Y, sin embargo, nunca tuve la sensación de que la cantidad de personas que silbaba fuera particularmente grande. Nunca sonó pleno, como un sólido acorde de aplausos, sino más bien como un grupo de solistas con distinto origen y formación, que dan la impresión de homogeneidad por el hecho de que sus ruidos indican la dirección desde la que se acercaban.

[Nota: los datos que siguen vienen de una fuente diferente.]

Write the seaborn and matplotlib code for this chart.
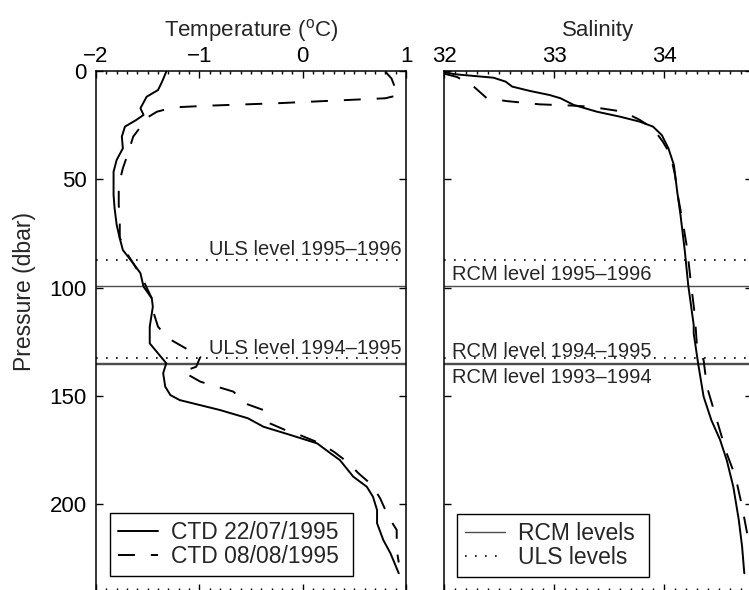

Así veía al público y no de otra forma, excepto cuando, como hoy con mis obras más antiguas, aplauden. Pero además de una serie de cartas muy agradables que recibo de vez en cuando, también conozco al público de otro lado. Quizás pueda terminar relatando algunas breves experiencias. Durante la guerra, cuando acababa de ser reclutado para una compañía de reserva, una vez un sargento recién llegado me trató con sorprendente suavidad. Cuando se dirigió a mí después de un entrenamiento, esperaba que me elogiara por mi progreso en lo militar. Me equivoqué; sorprendentemente, elogiaba mi música. El sargento, ayudante de sastre en la vida civil, me había reconocido, conocía mi carrera y muchos de mis trabajos, pero lo que más me sorprendió fue que alabó mi técnica (¡de la que yo no estaba nada orgulloso!). Hubo otros dos encuentros de este tipo en Viena: uno cuando perdí un tren y tuve que pasar la noche en un hotel, y otro en un taxi. La primera vez me reconoció el portero nocturno, la otra vez el taxista, por el nombre que figura en la etiqueta de mi equipaje. Ambos me aseguraron con entusiasmo que habían escuchado las Gurrelieder. En otra ocasión, en un hotel de Ámsterdam, un empleado se dirigió a mí y me dijo que era un admirador de mi arte desde hacía mucho tiempo; había cantado en el coro de Gurrelieder cuando los dirigí en Leipzig. Pero la mejor historia para el final: hace un tiempo, de nuevo en un hotel, el ascensorista me preguntó si era yo quien había escrito el Pierrot Lunaire. Lo había escuchado en el estreno antes de la guerra (¡alrededor de 1912!) y todavía lo tenía en los oídos; en particular una pieza donde se hablaba de piedras rojas (“Rote fürsdiche Rubine”).